I guess you’re right, I said, I guess you’re right.



but still she looked good to me, she still looked good,

and all thanks to an ugly horse

who wrote this poem.


Charles Bukowski 

10 comments:

indybev said...

Your intensity always amazes me, as does your brilliance and talent....and your blunt crudity sometimes causes my goody-two-shoes sphincter to snap, but you're a real keeper, Glenn Butkus!

Kerfe said...

You have to talk back when you read him, which is a quality you share. A good one!

sarah said...

I love this, Glenn. You take that gritty stream-of-consciousness style and throw it right back at him. I haven't read any Bukowski for years, but I remember dipping in to him in my late teens and being swept away by that life. I think, like you, I probably wouldn't like the guy much in reality.
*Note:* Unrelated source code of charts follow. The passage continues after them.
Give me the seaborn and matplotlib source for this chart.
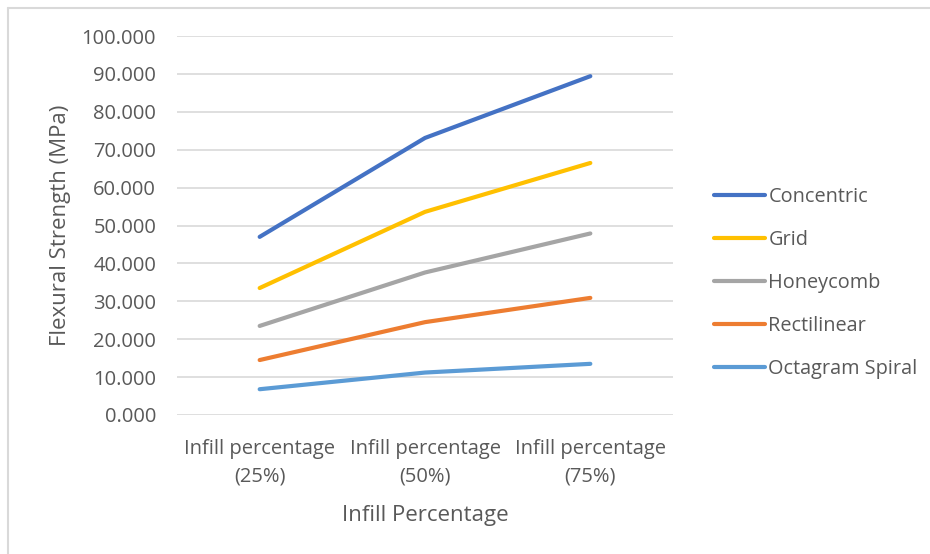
import matplotlib
matplotlib.use("Agg")
import matplotlib.pyplot as plt
import seaborn as sns
import pandas as pd
from matplotlib.lines import Line2D

# Flexural strength (MPa) by infill pattern and infill percentage
categories = ["Infill percentage\n(25%)", "Infill percentage\n(50%)", "Infill percentage\n(75%)"]
patterns = ["Concentric", "Grid", "Honeycomb", "Rectilinear", "Octagram Spiral"]
concentric = [47.0, 73.1, 89.4]
grid = [33.5, 53.6, 66.5]
honeycomb = [23.5, 37.6, 47.9]
rectilinear = [14.5, 24.5, 30.9]
octagram_spiral = [6.8, 11.2, 13.5]
colors = ["#4472C4", "#FFC000", "#A5A5A5", "#ED7D31", "#5B9BD5"]
y_ticks = [0, 10, 20, 30, 40, 50, 60, 70, 80, 90, 100]

series = [concentric, grid, honeycomb, rectilinear, octagram_spiral]
df = pd.DataFrame(
    [(cat, pat, val)
     for pat, vals in zip(patterns, series)
     for cat, val in zip(categories, vals)],
    columns=["Infill", "Pattern", "Strength"],
)

sns.set_theme(style="white")
plt.rcParams["font.family"] = ["Open Sans", "DejaVu Sans"]
text_color = "#595959"

fig = plt.figure(figsize=(9.30, 5.54), dpi=100)
ax = fig.add_axes([177 / 930, 1 - 415 / 554, 496 / 930, 379 / 554])

sns.lineplot(
    data=df, x="Infill", y="Strength", hue="Pattern",
    hue_order=patterns[::-1], palette=colors[::-1],
    linewidth=3.0, ax=ax, legend=False, sort=False,
)
for ln in ax.get_lines():
    ln.set_solid_capstyle("round")
    ln.set_solid_joinstyle("round")

ax.set_xlim(-0.5, 2.5)
ax.set_ylim(0, 100)
ax.set_yticks(y_ticks)
ax.set_yticklabels([f"{v:.3f}" for v in y_ticks])
ax.yaxis.grid(True, color="#D9D9D9", linewidth=1.2)
ax.set_axisbelow(True)
for s in ax.spines.values():
    s.set_visible(False)
ax.tick_params(axis="both", length=0, labelsize=14.5, colors=text_color)
ax.tick_params(axis="y", pad=15)
ax.tick_params(axis="x", pad=17)
for lbl in ax.get_xticklabels():
    lbl.set_linespacing(1.55)

ax.set_xlabel("Infill Percentage", fontsize=16, color=text_color, labelpad=13)
ax.set_ylabel("Flexural Strength (MPa)", fontsize=16, color=text_color, labelpad=8)

handles = [Line2D([0], [0], color=c, linewidth=3.0, solid_capstyle="round") for c in colors]
leg = fig.legend(
    handles, patterns, loc="center left", bbox_to_anchor=(696 / 930, 1 - 283 / 554),
    frameon=False, fontsize=14.3, handlelength=2.55, handletextpad=0.2,
    labelspacing=1.15, labelcolor=text_color,
)

# Chart area border (top and left edges)
fig.add_artist(Line2D([8 / 930, 8 / 930], [0, 1 - 8 / 554], color="#D9D9D9", linewidth=1.5))
fig.add_artist(Line2D([8 / 930, 1], [1 - 8 / 554, 1 - 8 / 554], color="#D9D9D9", linewidth=1.5))

fig.savefig("out.png", dpi=100, facecolor="white")
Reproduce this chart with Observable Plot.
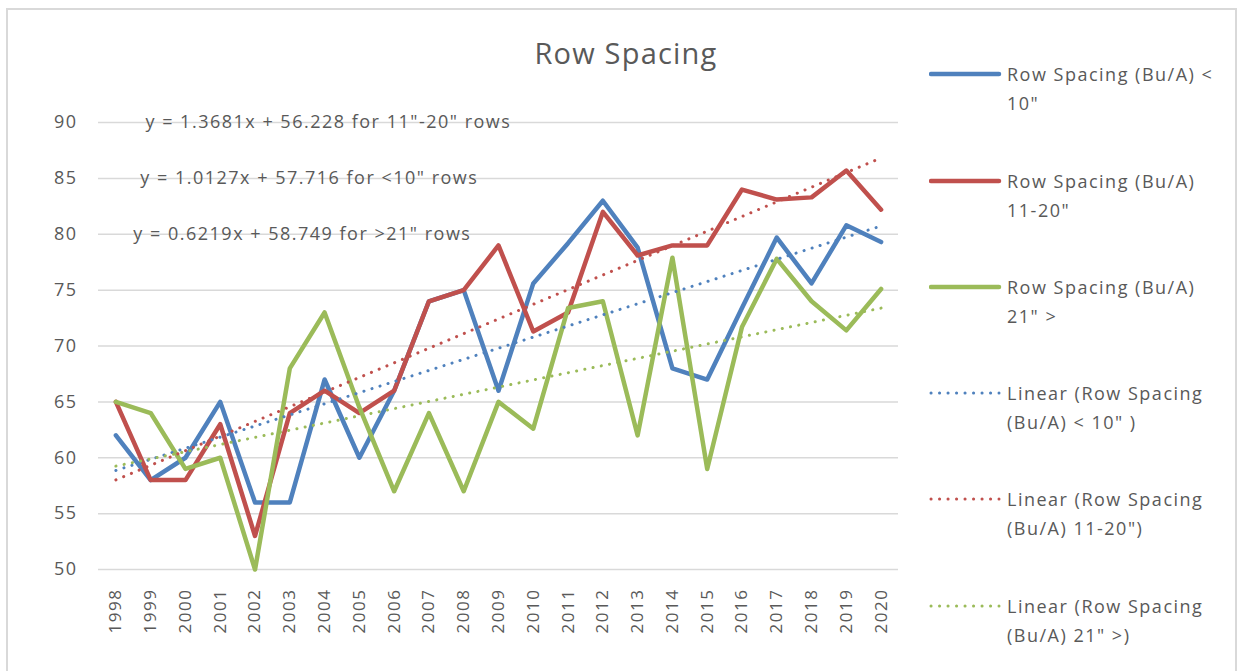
<!DOCTYPE html>
<html>
<head>
<meta charset="utf-8">
<script src="https://cdn.jsdelivr.net/npm/d3@7"></script>
<script src="https://cdn.jsdelivr.net/npm/@observablehq/plot@0.6"></script>
<style>
  html, body { margin: 0; padding: 0; background: #fff; }
  body { width: 1241px; height: 671px; position: relative; overflow: hidden; font-family: "Open Sans", sans-serif; color: #595959; }
  #frame { position: absolute; left: 6px; top: 8px; width: 1231px; height: 680px; border: 2px solid #d9d9d9; box-sizing: border-box; }
  #chart { position: absolute; left: 0; top: 0; }
  #title { position: absolute; left: 0; width: 1252px; top: 33px; text-align: center; font-size: 29px; letter-spacing: 1.2px; color: #595959; }
  #legend { position: absolute; left: 929px; top: 0; }
  .item { position: absolute; left: 0; width: 310px; }
  .item svg { position: absolute; left: 0; top: 0; }
  .item span { position: absolute; left: 78px; top: -14px; font-size: 18px; letter-spacing: 1.5px; line-height: 29px; white-space: nowrap; color: #595959; }
</style>
</head>
<body>
<div id="frame"></div>
<div id="chart"></div>
<div id="title">Row Spacing</div>
<div id="legend"></div>
<script>
const years = [1998,1999,2000,2001,2002,2003,2004,2005,2006,2007,2008,2009,2010,2011,2012,2013,2014,2015,2016,2017,2018,2019,2020];
const under10 = [62,58,60,65,56,56,67,60,66,74,75,66,75.6,79.2,83,78.8,68,67,73.4,79.7,75.6,80.8,79.3];
const from11to20 = [65,58,58,63,53,64,66,64,66,74,75,79,71.3,73,82,78.1,79,79,84,83.1,83.3,85.7,82.2];
const over21 = [65,64,59,60,50,68,73,64.5,57,64,57,65,62.6,73.4,74,62,77.9,59,71.7,77.8,74,71.4,75.1];
const seriesNames = ["Row Spacing (Bu/A) < 10\"", "Row Spacing (Bu/A) 11-20\"", "Row Spacing (Bu/A) 21\" >"];
const trendNames = ["Linear (Row Spacing (Bu/A) < 10\" )", "Linear (Row Spacing (Bu/A) 11-20\")", "Linear (Row Spacing (Bu/A) 21\" >)"];
const colors = ["#4f81bd", "#c0504d", "#9bbb59"];
const yTicks = [50,55,60,65,70,75,80,85,90];
const equations = [
  "y = 1.3681x + 56.228 for 11\"-20\" rows",
  "y = 1.0127x + 57.716 for <10\" rows",
  "y = 0.6219x + 58.749 for >21\" rows"
];
const eqX = [1998.85, 1998.7, 1998.5];
const eqY = [90, 85, 80];

const allSeries = [under10, from11to20, over21];
const rows = [];
allSeries.forEach((vals, i) => vals.forEach((v, j) => rows.push({year: years[j], value: v, series: seriesNames[i]})));
const eqRows = equations.map((t, i) => ({text: t, x: eqX[i], y: eqY[i]}));

const plot = Plot.plot({
  width: 1241,
  height: 671,
  marginLeft: 98,
  marginRight: 343,
  marginTop: 122,
  marginBottom: 102,
  style: {fontFamily: "Open Sans, sans-serif", color: "#595959", background: "transparent", letterSpacing: "1.5px"},
  x: {type: "linear", domain: [1997.5, 2020.5], label: null},
  y: {domain: [50, 90], label: null},
  color: {domain: seriesNames, range: colors},
  marks: [
    Plot.gridY(yTicks, {stroke: "#d9d9d9", strokeOpacity: 1, strokeWidth: 1.5}),
    Plot.axisY({ticks: yTicks, tickSize: 0, tickPadding: 21, fontSize: 18, label: null}),
    Plot.axisX({ticks: years, tickFormat: d => String(d), tickRotate: -90, tickSize: 0, tickPadding: 19, fontSize: 17, label: null}),
    Plot.line(rows, {x: "year", y: "value", z: "series", stroke: "series", strokeWidth: 4.5, strokeLinejoin: "round", strokeLinecap: "round"}),
    ...allSeries.map((vals, i) => Plot.linearRegressionY(rows.filter(r => r.series === seriesNames[i]), {
      x: "year", y: "value", stroke: colors[i], ci: 0, strokeWidth: 3, strokeDasharray: "0.1 8.3", strokeLinecap: "round"
    })),
    Plot.text(eqRows, {x: "x", y: "y", text: "text", textAnchor: "start", fontSize: 18, fill: "#595959"})
  ]
});
document.getElementById("chart").appendChild(plot);

// legend
const legend = document.getElementById("legend");
const legendEntries = [
  ...seriesNames.map((n, i) => ({name: n, color: colors[i], dotted: false})),
  ...trendNames.map((n, i) => ({name: n, color: colors[i], dotted: true}))
];
const legendTops = [74, 181, 287, 393, 499, 606];
const wrapped = [
  ["Row Spacing (Bu/A) <", "10\""],
  ["Row Spacing (Bu/A)", "11-20\""],
  ["Row Spacing (Bu/A)", "21\" >"],
  ["Linear (Row Spacing", "(Bu/A) < 10\" )"],
  ["Linear (Row Spacing", "(Bu/A) 11-20\")"],
  ["Linear (Row Spacing", "(Bu/A) 21\" >)"]
];
legendEntries.forEach((e, i) => {
  const div = document.createElement("div");
  div.className = "item";
  div.style.top = legendTops[i] + "px";
  const ns = "http://www.w3.org/2000/svg";
  const svg = document.createElementNS(ns, "svg");
  svg.setAttribute("width", "76"); svg.setAttribute("height", "10");
  svg.style.top = "-5px";
  const ln = document.createElementNS(ns, "line");
  ln.setAttribute("x1", 2); ln.setAttribute("x2", 70);
  ln.setAttribute("y1", 5); ln.setAttribute("y2", 5);
  ln.setAttribute("stroke", e.color);
  ln.setAttribute("stroke-linecap", "round");
  if (e.dotted) { ln.setAttribute("stroke-width", 3); ln.setAttribute("stroke-dasharray", "0.1 8.4"); }
  else { ln.setAttribute("stroke-width", 4.5); }
  svg.appendChild(ln);
  div.appendChild(svg);
  const sp = document.createElement("span");
  sp.innerHTML = wrapped[i].map(s => s.replace(/</g, "&lt;").replace(/>/g, "&gt;")).join("<br>");
  div.appendChild(sp);
  legend.appendChild(div);
});
</script>
</body>
</html>
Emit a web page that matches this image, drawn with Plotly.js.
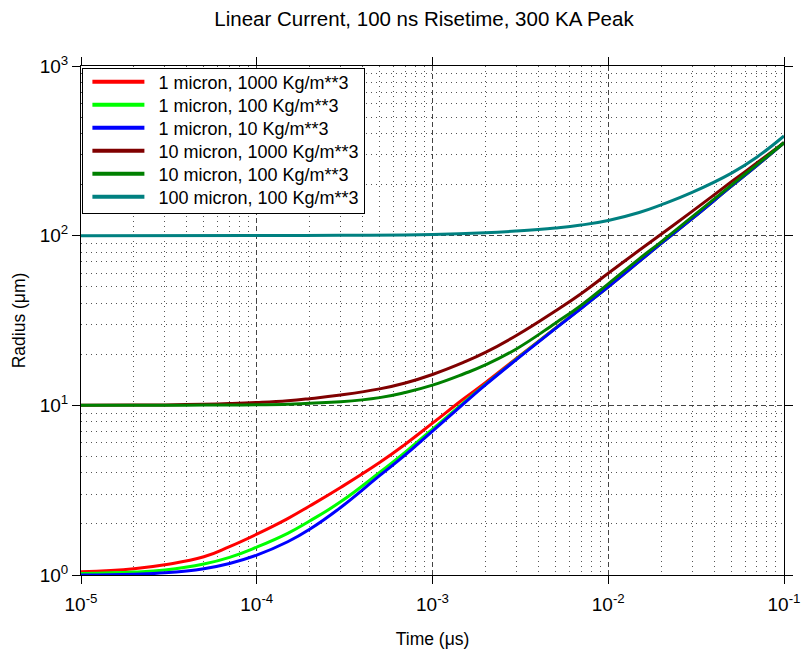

Your poem gives a sense of him, and of you - just as "real", but definitely different. I hope you enjoyed the prompt, I certainly enjoyed reading this.

Ingrid said...

Thank you for this rip-roaring introduction to Bukowski, and your poem which I much preferred. I don't think I would've liked him either and if I'd met him I probably would've smashed a Beethoven record over his chauvinistic head! But like you say, he gets under your skin...

Kim M. Russell said...

Although his poetry is interesting, he was the kind of man I avoid, a man of his time, too. I agree that we need to read his words, as you say:
‘each roughshod line of them
drags you into the outrageous world view
of the wrecked alcoholic hulk sexist
barfighter nihilist poet that Buk was’.
And you’re right, reading him does give us faith in our own poetry. I’m glad you included anecdotal lines about yourself– I love reading about your experiences – as well as about Bukowski. The final lines sum up your thoughts about him well.

Misky said...

I have to agree with Kim. This is the sort of man, I've known, and I go miles out of my way to avoid. Once burnt, forever scarred is what I remind myself.

robkistner said...

You are on fire my brother! This was an excellent, ass-kicking piece, and a really fucking engaging read Glenn — well written. What a strong wild character — and Bukowski was sumpin’ sumpin’ too. Happy & Healthy New Year to you my friend, and to yours. Here’s to writing more punch-to-the-gut poetry in 2021. Rage on!

Sanaa Rizvi said...

This is gorgeously rendered, Glenn! Especially love; "there are ordinary women and then there is something else that wants to make you tear up paintings and break albums of Beethoven across the back of the john."

M. Jay Dixit said...

Wow, I never got around reading Buk, his poems are very controversial I've heard and after reading the one you've shared I see why haha.. I liked your part of the "conversation" even better than Buk's!

JadeLi said...

Just getting to this one, Glenn. It was worth the wait. I love the Buk poem you shared. A man in love with life and a poet. A helluva combination. You and him would have had a knock-down drag-out and then would have been best buddies for life. As maybe you are in a poetic sense. Such fun and profound uttering by both of you seasoned gentlemen.